Si no hace mucho, un dirigente de la derecha política vasca –cuyo principal mérito en la vida es haber hundido a su partido en las Vascongadas– hablaba de «bandera del pollo», para referirse a la del águila de San Juan, (constitucional durante algunos años), pavoneándose, como buen gracioso, de su desdén por nuestro símbolo principal, ¿qué podemos esperar de los directivos de fútbol o de los pata en el suelo que los sustentan? A diario los políticos, proclamas oficiales aparte, hacen gala de su despego y desinterés por los objetos, los conceptos, principios y sentimientos que creíamos propios de esta sociedad, marcando el camino con su pésimo ejemplo: nada importa nada y todo está permitido. Algunos ingenuos pensamos que el patriotismo es, antes que nada, el respeto que nos debemos a nosotros mismos como comunidad organizada, pero viene el todavía presidente del Gobierno –no satisfecho con aquella gansada de burócratas y escalafón del «patriotismo constitucional»– y nos aclara mucho las ideas, porque él –o quien le escribe los discursos– ha descubierto nuevos adjetivos inanes y hueros: patriotismo sereno, cívico… ¿Hay quién dé más insustancialidad?

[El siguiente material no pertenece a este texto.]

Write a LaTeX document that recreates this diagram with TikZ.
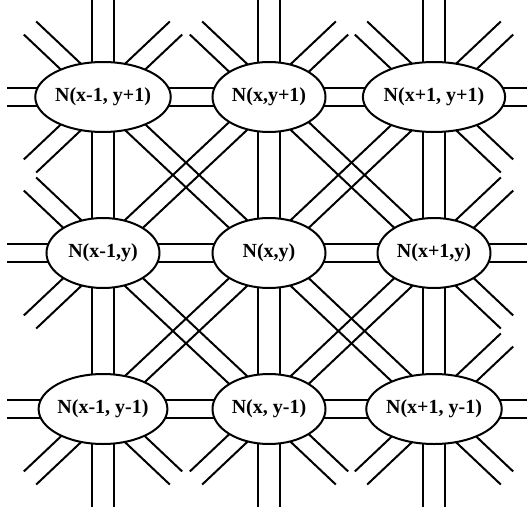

Y en el mismo orden de almoneda y calderilla, ¿tanta falta hacían al Ayuntamiento de Madrid, o a la Comunidad (no sé), las cuatro perrillas que paga una marca de telefonía por cambiar el nombre de la Puerta del Sol? ¿Se les ocurrió siquiera que es el centro oficial de España? A continuación, los políticos simulan lamentar que no nos los creamos, con los trajes de chulapa que se encasquetan, las chocolatadas en San Ginés o la presidencia de maratones en Vallecas. Qué poco apreciamos sus desvelos.

Serafín Fanjul, de la Real Academia de la Historia.